Team China's Y-Container might just as easily been called Transformer House because the six shipping containers holding all the team's parts and materials morphed into a high-performance house in less than three days.
The 10-million sturdy, waterproof shipping containers recycled annually offer an abundant potential housing resource, although in a residential style that is not universally accepted. But Y-Container worked well inside, seeming enormous with sight lines running the 60-foot combined length of two containers. To soften the utilitarian aesthetic, louvered panels camouflaged and shaded the entry while the indents of the distinctive facade provided separation for three distinct garden zones. And what's not to like about a zero-waste dwelling?
The Y is formed as pairs of containers meet, creating a central triangular junction that the team describes as "a natural ventilation tunnel' that "regulates air distribution and the fresh air supply without consuming energy” topped by a phase-change glass skylight array. Several active triangular panels in the skylight lift automatically when the house reaches a certain set temperature to naturally vent hot air.

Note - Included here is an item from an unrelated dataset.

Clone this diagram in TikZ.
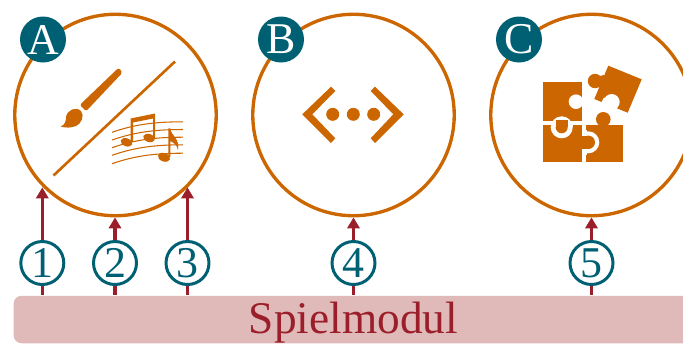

Mobile panels wheeling about in floor and ceiling tracks were another Chinese introduction. Initialy, the panels look like and are sliding closet doors. They slide out and pivot. Placed end to end at the central junction, the panels function as bypass bedroom doors opening to reveal dual wall beds with storage between and to either side. Aligned along the module's centerline, they then divided the single bedroom into two. Finally, each panel could individually roll to the far end of the module, covering one or both wallbeds to create either a second Great Room or an open office plus small, private bedroom.
Team China's price breakdown in its clever pivoting brochure put costs at $248,426. But including the gardens and decks in the Affordability judging pegged Y-Container at 14th, at $345,610.36. Affordability judge Matt Hansen remarked that many materials and components were hard to price because he had never seen them before, specifically phase-change drywall modulating solar heat loads on the steel exterior.
In 2013, the U.S. Department of Energy (DOE) China's National Energy Administration (NEA) will host Solar Decathlon China (SD China). Peking University will organize the event. China is already a global leader in solar panel production and clearly has set its sights even higher.